Plotting code records:
- - - - - - -
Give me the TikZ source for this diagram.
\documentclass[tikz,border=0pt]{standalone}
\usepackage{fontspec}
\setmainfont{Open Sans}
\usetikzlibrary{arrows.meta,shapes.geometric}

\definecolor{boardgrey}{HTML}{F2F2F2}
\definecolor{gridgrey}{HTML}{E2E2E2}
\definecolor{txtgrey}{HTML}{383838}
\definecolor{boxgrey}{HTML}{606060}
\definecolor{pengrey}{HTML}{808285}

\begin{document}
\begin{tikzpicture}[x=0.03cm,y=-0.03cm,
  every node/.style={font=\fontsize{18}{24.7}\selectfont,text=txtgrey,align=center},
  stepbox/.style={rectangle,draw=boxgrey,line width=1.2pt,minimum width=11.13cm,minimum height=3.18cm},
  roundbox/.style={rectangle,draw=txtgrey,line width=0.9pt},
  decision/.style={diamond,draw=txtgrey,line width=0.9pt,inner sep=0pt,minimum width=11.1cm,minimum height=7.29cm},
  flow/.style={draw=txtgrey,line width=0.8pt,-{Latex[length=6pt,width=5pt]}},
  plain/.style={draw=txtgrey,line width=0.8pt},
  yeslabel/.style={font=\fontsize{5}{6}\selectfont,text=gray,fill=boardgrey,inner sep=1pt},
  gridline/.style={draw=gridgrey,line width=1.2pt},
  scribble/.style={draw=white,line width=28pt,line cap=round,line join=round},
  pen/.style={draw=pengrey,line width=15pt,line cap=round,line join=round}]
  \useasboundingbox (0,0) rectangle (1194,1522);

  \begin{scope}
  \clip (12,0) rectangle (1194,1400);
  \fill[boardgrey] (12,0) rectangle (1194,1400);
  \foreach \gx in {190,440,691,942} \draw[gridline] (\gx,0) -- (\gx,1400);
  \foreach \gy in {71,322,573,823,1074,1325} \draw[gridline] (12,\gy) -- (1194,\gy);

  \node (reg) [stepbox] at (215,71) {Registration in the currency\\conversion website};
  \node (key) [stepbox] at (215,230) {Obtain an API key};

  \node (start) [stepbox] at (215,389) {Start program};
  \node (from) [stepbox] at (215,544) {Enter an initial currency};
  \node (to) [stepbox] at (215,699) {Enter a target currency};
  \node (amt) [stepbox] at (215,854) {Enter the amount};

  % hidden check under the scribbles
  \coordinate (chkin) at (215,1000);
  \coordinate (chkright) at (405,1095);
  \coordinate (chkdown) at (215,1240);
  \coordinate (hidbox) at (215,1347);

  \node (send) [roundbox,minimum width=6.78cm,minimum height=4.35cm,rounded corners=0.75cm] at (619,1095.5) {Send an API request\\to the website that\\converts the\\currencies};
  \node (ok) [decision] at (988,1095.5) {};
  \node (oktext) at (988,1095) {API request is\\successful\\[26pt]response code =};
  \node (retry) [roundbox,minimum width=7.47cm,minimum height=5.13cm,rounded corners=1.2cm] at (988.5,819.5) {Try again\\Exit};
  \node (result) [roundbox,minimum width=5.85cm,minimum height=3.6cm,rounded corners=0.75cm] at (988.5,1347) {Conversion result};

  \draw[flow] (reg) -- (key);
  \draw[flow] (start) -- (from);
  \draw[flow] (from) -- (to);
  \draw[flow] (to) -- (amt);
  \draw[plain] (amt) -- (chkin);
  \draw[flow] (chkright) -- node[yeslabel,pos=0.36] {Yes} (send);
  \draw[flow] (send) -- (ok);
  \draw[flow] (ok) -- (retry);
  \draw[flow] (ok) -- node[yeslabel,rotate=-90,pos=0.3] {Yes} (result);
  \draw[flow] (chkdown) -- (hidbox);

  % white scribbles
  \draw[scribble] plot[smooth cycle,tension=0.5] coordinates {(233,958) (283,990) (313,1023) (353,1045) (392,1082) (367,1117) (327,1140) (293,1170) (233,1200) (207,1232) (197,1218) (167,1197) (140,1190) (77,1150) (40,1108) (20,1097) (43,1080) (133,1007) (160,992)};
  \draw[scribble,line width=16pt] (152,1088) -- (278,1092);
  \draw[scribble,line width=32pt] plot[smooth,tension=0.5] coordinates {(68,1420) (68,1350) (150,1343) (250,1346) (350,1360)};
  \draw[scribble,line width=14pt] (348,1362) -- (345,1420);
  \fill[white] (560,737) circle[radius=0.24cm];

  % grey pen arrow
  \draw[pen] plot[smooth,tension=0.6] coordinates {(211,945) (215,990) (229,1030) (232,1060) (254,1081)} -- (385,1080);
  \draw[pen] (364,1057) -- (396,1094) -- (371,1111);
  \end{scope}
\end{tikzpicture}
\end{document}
- - - - - - -
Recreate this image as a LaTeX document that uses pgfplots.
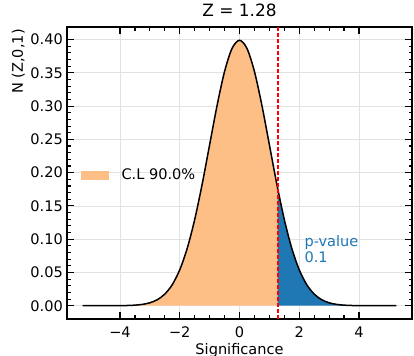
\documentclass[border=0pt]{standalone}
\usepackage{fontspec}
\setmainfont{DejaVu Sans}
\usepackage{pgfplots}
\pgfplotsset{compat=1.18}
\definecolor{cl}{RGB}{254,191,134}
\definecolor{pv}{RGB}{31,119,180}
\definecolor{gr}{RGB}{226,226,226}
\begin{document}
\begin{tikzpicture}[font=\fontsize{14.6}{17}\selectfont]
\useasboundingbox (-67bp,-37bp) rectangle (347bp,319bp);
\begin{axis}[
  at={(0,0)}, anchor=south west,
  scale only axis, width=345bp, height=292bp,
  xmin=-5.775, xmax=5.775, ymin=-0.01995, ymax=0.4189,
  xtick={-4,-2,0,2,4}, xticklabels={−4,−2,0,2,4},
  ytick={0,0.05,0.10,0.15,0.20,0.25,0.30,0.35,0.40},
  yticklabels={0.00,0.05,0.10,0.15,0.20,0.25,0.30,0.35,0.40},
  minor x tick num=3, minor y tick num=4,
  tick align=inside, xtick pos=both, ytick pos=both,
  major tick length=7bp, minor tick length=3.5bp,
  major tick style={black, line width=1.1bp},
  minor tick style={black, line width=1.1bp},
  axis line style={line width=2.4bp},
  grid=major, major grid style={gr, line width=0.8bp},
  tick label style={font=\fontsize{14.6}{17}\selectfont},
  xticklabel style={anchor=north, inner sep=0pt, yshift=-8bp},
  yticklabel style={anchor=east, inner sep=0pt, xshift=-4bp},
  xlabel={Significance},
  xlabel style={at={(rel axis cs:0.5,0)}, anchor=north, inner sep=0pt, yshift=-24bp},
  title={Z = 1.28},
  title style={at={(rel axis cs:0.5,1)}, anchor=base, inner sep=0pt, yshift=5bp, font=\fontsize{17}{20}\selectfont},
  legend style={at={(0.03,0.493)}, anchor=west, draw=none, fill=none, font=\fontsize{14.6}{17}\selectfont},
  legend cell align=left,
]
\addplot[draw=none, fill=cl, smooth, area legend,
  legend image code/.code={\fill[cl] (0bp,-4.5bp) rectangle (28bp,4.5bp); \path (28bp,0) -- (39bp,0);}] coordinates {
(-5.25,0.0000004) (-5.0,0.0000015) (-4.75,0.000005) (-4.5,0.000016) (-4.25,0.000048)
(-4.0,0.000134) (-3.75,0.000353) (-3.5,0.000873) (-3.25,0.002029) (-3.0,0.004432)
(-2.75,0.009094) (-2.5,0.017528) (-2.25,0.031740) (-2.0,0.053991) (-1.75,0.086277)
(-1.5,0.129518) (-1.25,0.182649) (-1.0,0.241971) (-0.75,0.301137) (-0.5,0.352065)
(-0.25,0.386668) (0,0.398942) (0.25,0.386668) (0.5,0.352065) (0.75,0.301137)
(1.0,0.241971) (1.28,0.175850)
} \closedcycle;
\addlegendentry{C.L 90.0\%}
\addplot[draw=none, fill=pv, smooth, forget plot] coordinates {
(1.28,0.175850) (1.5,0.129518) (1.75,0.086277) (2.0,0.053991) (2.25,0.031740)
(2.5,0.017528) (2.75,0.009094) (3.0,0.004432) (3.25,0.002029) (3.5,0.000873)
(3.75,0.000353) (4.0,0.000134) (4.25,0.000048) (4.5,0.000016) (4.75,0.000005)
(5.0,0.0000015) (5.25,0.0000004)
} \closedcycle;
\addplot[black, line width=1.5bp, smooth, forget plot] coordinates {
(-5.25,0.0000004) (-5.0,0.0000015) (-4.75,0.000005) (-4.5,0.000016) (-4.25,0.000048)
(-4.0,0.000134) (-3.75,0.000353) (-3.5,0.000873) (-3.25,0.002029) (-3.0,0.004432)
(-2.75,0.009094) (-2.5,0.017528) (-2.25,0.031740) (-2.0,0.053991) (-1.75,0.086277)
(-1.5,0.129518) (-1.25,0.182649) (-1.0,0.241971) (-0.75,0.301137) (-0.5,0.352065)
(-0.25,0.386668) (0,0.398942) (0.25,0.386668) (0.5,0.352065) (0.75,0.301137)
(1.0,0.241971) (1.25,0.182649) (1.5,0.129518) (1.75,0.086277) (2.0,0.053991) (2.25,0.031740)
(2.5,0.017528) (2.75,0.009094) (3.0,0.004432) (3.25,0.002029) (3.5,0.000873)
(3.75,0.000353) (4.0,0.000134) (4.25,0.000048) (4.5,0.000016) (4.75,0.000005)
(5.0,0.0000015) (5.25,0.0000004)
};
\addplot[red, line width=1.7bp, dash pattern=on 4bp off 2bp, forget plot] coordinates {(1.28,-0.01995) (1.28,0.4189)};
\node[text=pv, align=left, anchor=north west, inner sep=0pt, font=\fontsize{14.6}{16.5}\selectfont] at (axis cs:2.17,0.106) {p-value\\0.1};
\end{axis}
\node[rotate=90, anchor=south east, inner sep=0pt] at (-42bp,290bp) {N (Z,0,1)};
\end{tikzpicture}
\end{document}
- - - - - - -
**INSTRUCTION:** Exact duplication is required for the lines above, from the line that contains "Give me the TikZ source for this diagram." to the line that contains "(amt) [stepbox] at", inclusive; omit all others.

**ANSWER TO THIS PROBLEM:**
Give me the TikZ source for this diagram.
\documentclass[tikz,border=0pt]{standalone}
\usepackage{fontspec}
\setmainfont{Open Sans}
\usetikzlibrary{arrows.meta,shapes.geometric}

\definecolor{boardgrey}{HTML}{F2F2F2}
\definecolor{gridgrey}{HTML}{E2E2E2}
\definecolor{txtgrey}{HTML}{383838}
\definecolor{boxgrey}{HTML}{606060}
\definecolor{pengrey}{HTML}{808285}

\begin{document}
\begin{tikzpicture}[x=0.03cm,y=-0.03cm,
  every node/.style={font=\fontsize{18}{24.7}\selectfont,text=txtgrey,align=center},
  stepbox/.style={rectangle,draw=boxgrey,line width=1.2pt,minimum width=11.13cm,minimum height=3.18cm},
  roundbox/.style={rectangle,draw=txtgrey,line width=0.9pt},
  decision/.style={diamond,draw=txtgrey,line width=0.9pt,inner sep=0pt,minimum width=11.1cm,minimum height=7.29cm},
  flow/.style={draw=txtgrey,line width=0.8pt,-{Latex[length=6pt,width=5pt]}},
  plain/.style={draw=txtgrey,line width=0.8pt},
  yeslabel/.style={font=\fontsize{5}{6}\selectfont,text=gray,fill=boardgrey,inner sep=1pt},
  gridline/.style={draw=gridgrey,line width=1.2pt},
  scribble/.style={draw=white,line width=28pt,line cap=round,line join=round},
  pen/.style={draw=pengrey,line width=15pt,line cap=round,line join=round}]
  \useasboundingbox (0,0) rectangle (1194,1522);

  \begin{scope}
  \clip (12,0) rectangle (1194,1400);
  \fill[boardgrey] (12,0) rectangle (1194,1400);
  \foreach \gx in {190,440,691,942} \draw[gridline] (\gx,0) -- (\gx,1400);
  \foreach \gy in {71,322,573,823,1074,1325} \draw[gridline] (12,\gy) -- (1194,\gy);

  \node (reg) [stepbox] at (215,71) {Registration in the currency\\conversion website};
  \node (key) [stepbox] at (215,230) {Obtain an API key};

  \node (start) [stepbox] at (215,389) {Start program};
  \node (from) [stepbox] at (215,544) {Enter an initial currency};
  \node (to) [stepbox] at (215,699) {Enter a target currency};
  \node (amt) [stepbox] at (215,854) {Enter the amount};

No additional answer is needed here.